TASK DESCRIPTION
Quote the data exactly, first line to the line containing "plt.rcParams['font.family'] = ['Open", with no pictures.

DATASET SECTION
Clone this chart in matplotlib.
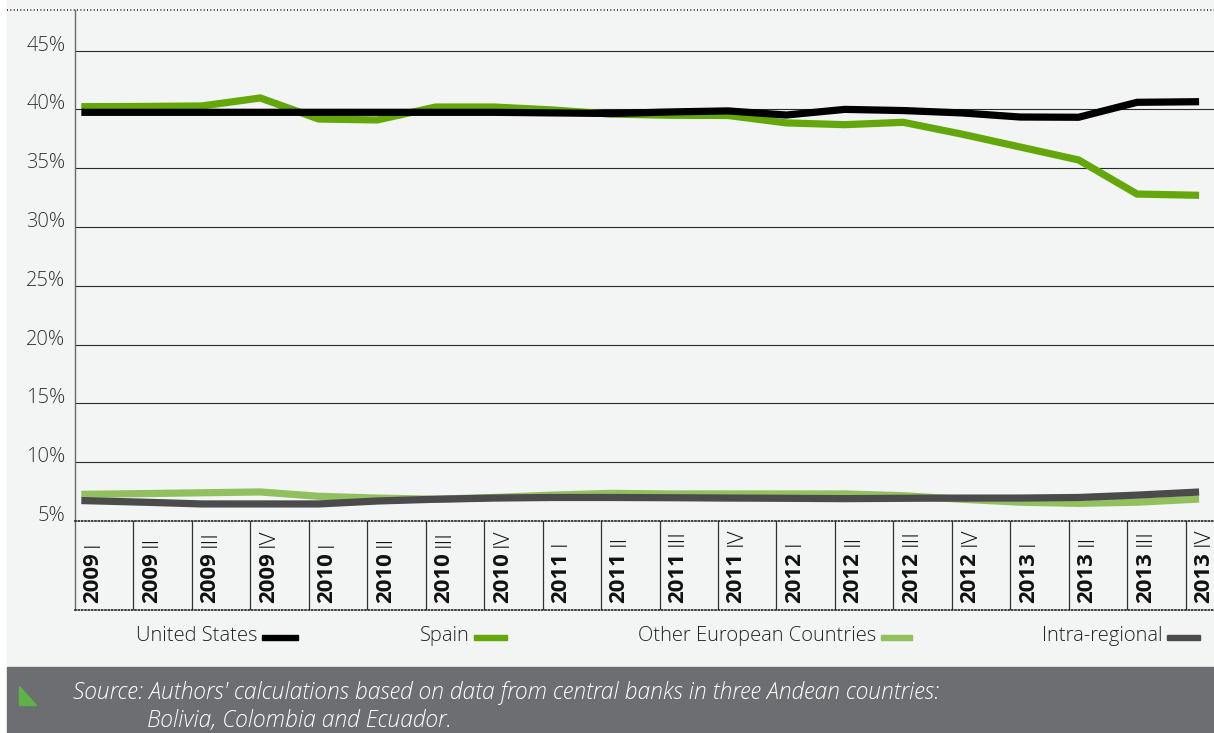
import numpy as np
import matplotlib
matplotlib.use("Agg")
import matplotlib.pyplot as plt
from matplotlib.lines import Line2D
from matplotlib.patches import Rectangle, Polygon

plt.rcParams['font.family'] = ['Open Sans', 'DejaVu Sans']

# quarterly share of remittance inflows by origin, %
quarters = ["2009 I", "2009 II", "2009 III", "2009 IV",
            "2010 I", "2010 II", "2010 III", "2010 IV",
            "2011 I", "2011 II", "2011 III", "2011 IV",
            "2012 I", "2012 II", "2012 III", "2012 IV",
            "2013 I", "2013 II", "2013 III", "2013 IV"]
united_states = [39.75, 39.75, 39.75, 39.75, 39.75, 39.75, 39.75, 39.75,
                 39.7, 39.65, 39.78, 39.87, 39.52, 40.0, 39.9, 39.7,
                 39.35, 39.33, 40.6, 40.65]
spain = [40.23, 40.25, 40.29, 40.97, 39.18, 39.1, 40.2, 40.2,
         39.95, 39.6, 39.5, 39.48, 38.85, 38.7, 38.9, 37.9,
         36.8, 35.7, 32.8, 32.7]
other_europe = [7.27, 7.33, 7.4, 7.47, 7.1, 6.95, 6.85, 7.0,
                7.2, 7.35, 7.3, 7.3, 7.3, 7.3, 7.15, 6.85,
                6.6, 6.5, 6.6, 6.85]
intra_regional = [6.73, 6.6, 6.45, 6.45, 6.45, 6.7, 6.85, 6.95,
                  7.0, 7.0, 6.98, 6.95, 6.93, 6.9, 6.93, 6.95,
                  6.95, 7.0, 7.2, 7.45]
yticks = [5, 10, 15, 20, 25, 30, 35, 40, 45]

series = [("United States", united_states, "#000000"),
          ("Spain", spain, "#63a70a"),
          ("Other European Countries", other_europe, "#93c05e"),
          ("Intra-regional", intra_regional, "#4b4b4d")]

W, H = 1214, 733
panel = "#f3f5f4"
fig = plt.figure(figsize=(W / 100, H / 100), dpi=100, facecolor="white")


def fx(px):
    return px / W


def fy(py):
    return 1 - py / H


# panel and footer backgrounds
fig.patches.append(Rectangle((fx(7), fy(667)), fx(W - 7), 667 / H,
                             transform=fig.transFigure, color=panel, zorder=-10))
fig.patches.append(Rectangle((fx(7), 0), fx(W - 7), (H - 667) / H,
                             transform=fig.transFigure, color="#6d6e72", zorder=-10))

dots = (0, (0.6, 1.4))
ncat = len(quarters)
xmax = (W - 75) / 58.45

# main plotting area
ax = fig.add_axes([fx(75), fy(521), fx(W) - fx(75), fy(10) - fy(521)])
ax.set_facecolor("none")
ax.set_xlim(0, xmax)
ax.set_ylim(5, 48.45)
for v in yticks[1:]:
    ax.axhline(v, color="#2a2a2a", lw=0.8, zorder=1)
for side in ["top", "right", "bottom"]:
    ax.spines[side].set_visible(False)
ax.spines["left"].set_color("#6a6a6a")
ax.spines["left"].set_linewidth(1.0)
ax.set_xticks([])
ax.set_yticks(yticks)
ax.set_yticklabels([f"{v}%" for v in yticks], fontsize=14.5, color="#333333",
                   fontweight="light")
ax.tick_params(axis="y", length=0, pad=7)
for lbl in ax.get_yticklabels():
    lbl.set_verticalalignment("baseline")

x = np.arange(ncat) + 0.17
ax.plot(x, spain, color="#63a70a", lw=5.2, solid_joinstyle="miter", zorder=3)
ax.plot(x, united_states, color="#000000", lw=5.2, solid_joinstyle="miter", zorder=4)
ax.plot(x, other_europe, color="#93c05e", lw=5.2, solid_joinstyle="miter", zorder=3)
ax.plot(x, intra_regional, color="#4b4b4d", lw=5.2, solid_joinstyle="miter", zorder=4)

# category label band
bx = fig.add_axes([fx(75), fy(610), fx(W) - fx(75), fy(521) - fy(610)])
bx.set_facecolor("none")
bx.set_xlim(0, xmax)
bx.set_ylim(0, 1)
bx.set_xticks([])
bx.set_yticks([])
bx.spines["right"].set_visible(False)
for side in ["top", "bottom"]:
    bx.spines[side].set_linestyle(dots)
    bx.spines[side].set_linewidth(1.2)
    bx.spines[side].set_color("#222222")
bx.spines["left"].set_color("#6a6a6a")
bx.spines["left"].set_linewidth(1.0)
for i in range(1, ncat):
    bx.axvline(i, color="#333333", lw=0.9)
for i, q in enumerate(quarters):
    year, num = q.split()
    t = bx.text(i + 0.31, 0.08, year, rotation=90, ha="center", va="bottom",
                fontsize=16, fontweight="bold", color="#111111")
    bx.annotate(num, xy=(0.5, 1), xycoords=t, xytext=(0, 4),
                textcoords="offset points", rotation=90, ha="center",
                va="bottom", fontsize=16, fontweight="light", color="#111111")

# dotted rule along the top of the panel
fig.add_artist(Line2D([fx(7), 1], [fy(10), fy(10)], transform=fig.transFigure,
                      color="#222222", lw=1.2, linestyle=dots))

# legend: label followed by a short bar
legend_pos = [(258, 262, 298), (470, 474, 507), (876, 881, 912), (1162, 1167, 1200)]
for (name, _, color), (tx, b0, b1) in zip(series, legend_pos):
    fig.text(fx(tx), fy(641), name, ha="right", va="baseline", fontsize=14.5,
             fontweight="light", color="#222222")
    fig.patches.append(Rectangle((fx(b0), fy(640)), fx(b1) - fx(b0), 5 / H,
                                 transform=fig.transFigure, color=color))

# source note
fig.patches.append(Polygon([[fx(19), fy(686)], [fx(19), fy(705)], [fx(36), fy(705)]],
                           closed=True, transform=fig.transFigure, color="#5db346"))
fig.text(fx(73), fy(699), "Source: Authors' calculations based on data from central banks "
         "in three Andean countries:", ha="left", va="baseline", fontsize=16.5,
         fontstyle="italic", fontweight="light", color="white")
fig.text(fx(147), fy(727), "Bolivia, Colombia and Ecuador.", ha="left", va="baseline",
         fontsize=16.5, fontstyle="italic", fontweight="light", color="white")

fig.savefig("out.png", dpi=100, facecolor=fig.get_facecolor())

EXERCISE SOLUTION
Clone this chart in matplotlib.
import numpy as np
import matplotlib
matplotlib.use("Agg")
import matplotlib.pyplot as plt
from matplotlib.lines import Line2D
from matplotlib.patches import Rectangle, Polygon

plt.rcParams['font.family'] = ['Open Sans', 'DejaVu Sans']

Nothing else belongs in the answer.